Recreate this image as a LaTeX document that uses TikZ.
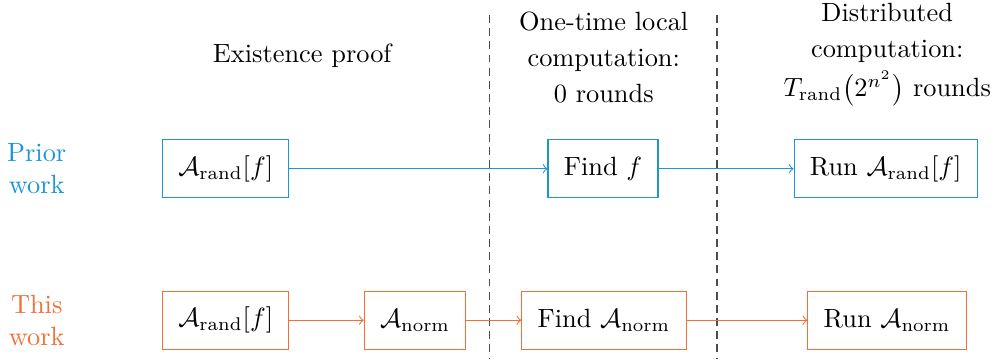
\documentclass[tikz,border=0pt]{standalone}
\usepackage{amsmath}
\usetikzlibrary{positioning}
\usetikzlibrary{arrows}
\definecolor{priorblue}{RGB}{27,150,210}
\definecolor{thisorange}{RGB}{242,112,56}
\tikzstyle{stage} = [rectangle, draw, fill=white, inner xsep=6pt,
minimum height=0.77cm, font=\fontsize{10}{12}\selectfont]
\tikzstyle{prior} = [stage, draw=priorblue]
\tikzstyle{ours} = [stage, draw=thisorange]
\tikzstyle{rowlabel} = [align=center, font=\fontsize{10}{12}\selectfont]
\tikzstyle{header} = [align=center, font=\fontsize{10}{12}\selectfont]
\tikzstyle{divider} = [black!70, dash pattern=on 3pt off 2pt]
\tikzset{>=to}
\newcommand{\flow}[3][]{ %
  % Connect all nodes #2 to all nodes #3.
  \foreach \x in {#2} { %
    \foreach \y in {#3} { %
      \path (\x) edge [->,#1] (\y) ;%
    } ;
  } ;
}

\begin{document}
\begin{tikzpicture}
  \useasboundingbox (0,0) rectangle (13.28,-4.787);

  % column headers
  \node[header] (hexist) at (4.03,-0.75) {Existence proof};
  \node[header] (hlocal) at (8.05,-0.77) {One-time local\\[1.5pt] computation:\\[2pt] 0 rounds};
  \node[header] (hdist) at (11.83,-0.73) {Distributed\\[1.5pt] computation:\\[3pt] $T_{\text{rand}}\bigl(2^{n^2}\bigr)$ rounds};

  % dividers
  \coordinate (d1top) at (6.53,-0.2);
  \coordinate (d1bot) at (6.53,-4.787);
  \coordinate (d2top) at (9.56,-0.2);
  \coordinate (d2bot) at (9.56,-4.787);
  \draw[divider] (d1top) -- (d1bot);
  \draw[divider] (d2top) -- (d2bot);

  % prior work
  \node[rowlabel, text=priorblue] (lprior) at (0.49,-2.25) {Prior\\work};
  \node[prior] (p1) at (3.01,-2.25) {$\mathcal{A}_{\text{rand}}[f]$};
  \node[prior, right=3.44cm of p1] (p2) {Find $f$};
  \node[prior, right=1.8cm of p2] (p3) {Run $\mathcal{A}_{\text{rand}}[f]$};

  % this work
  \node[rowlabel, text=thisorange] (lthis) at (0.49,-4.27) {This\\work};
  \node[ours] (t1) at (3.01,-4.27) {$\mathcal{A}_{\text{rand}}[f]$};
  \node[ours, right=0.99cm of t1] (t2) {$\mathcal{A}_{\text{norm}}$};
  \node[ours, right=0.73cm of t2] (t3) {Find $\mathcal{A}_{\text{norm}}$};
  \node[ours, right=1.61cm of t3] (t4) {Run $\mathcal{A}_{\text{norm}}$};

  \flow[priorblue] {p1} {p2};
  \flow[priorblue] {p2} {p3};
  \flow[thisorange] {t1} {t2};
  \flow[thisorange] {t2} {t3};
  \flow[thisorange] {t3} {t4};
\end{tikzpicture}
\end{document}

• **Stated exercise**
Pictures are excluded: retype only the lines from the beginning of the listing above through the line with "right=1.8cm of p2]", both included.

• **Complete output**
Recreate this image as a LaTeX document that uses TikZ.
\documentclass[tikz,border=0pt]{standalone}
\usepackage{amsmath}
\usetikzlibrary{positioning}
\usetikzlibrary{arrows}
\definecolor{priorblue}{RGB}{27,150,210}
\definecolor{thisorange}{RGB}{242,112,56}
\tikzstyle{stage} = [rectangle, draw, fill=white, inner xsep=6pt,
minimum height=0.77cm, font=\fontsize{10}{12}\selectfont]
\tikzstyle{prior} = [stage, draw=priorblue]
\tikzstyle{ours} = [stage, draw=thisorange]
\tikzstyle{rowlabel} = [align=center, font=\fontsize{10}{12}\selectfont]
\tikzstyle{header} = [align=center, font=\fontsize{10}{12}\selectfont]
\tikzstyle{divider} = [black!70, dash pattern=on 3pt off 2pt]
\tikzset{>=to}
\newcommand{\flow}[3][]{ %
  % Connect all nodes #2 to all nodes #3.
  \foreach \x in {#2} { %
    \foreach \y in {#3} { %
      \path (\x) edge [->,#1] (\y) ;%
    } ;
  } ;
}

\begin{document}
\begin{tikzpicture}
  \useasboundingbox (0,0) rectangle (13.28,-4.787);

  % column headers
  \node[header] (hexist) at (4.03,-0.75) {Existence proof};
  \node[header] (hlocal) at (8.05,-0.77) {One-time local\\[1.5pt] computation:\\[2pt] 0 rounds};
  \node[header] (hdist) at (11.83,-0.73) {Distributed\\[1.5pt] computation:\\[3pt] $T_{\text{rand}}\bigl(2^{n^2}\bigr)$ rounds};

  % dividers
  \coordinate (d1top) at (6.53,-0.2);
  \coordinate (d1bot) at (6.53,-4.787);
  \coordinate (d2top) at (9.56,-0.2);
  \coordinate (d2bot) at (9.56,-4.787);
  \draw[divider] (d1top) -- (d1bot);
  \draw[divider] (d2top) -- (d2bot);

  % prior work
  \node[rowlabel, text=priorblue] (lprior) at (0.49,-2.25) {Prior\\work};
  \node[prior] (p1) at (3.01,-2.25) {$\mathcal{A}_{\text{rand}}[f]$};
  \node[prior, right=3.44cm of p1] (p2) {Find $f$};
  \node[prior, right=1.8cm of p2] (p3) {Run $\mathcal{A}_{\text{rand}}[f]$};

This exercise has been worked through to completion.